Robot-Wearable Conversation Hand-off for Navigation
Dániel Szabó, Aku Visuri, Benjamin Tag, Simo Hosio
TL;DR
The paper addresses cognitive load in indoor navigation by introducing a conversation hand-off that transfers a CA from a stationary robot to a wearable. The system uses a local server architecture with Mimic 3 for TTS, Whisper for ASR, and RASA for dialogue, evaluated in a within-subject study with $N=24$ participants across Robot-Only, Wearable-Only, and Hand-off conditions on a university campus. Results show wearable embodiment is preferred, the hand-off is engaging, and there are no significant navigation-performance gains, with mean task times of $146.4$ s and average response times of $2.89$ s (robot), $4.26$ s (watch), and $3.96$ s (hand-off).
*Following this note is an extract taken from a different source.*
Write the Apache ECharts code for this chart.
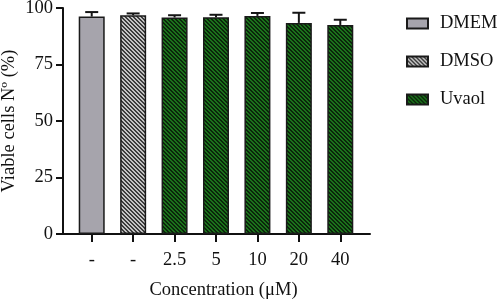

Guided by these findings, the paper yields design considerations for shared voice/state, explicit triggers, and using the robot as an attention anchor to support cognitive augmentation through multi-embodiment public AI assistants.
Abstract
Navigating large and complex indoor environments, such as universities, airports, and hospitals, can be cognitively demanding and requires attention and effort. While mobile applications provide convenient navigation support, they occupy the user's hands and visual attention, limiting natural interaction. In this paper, we explore conversation hand-off as a method for multi-device indoor navigation, where a Conversational Agent (CA) transitions seamlessly from a stationary social robot to a wearable device. We evaluated robot-only, wearable-only, and robot-to-wearable hand-off in a university campus setting using a within-subjects design with N=24 participants. We find that conversation hand-off is experienced as engaging, even though no performance benefits were observed, and most preferred using the wearable-only system. Our findings suggest that the design of such re-embodied assistants should maintain a shared voice and state across embodiments. We demonstrate how conversational hand-offs can bridge cognitive and physical transitions, enriching human interaction with embodied AI.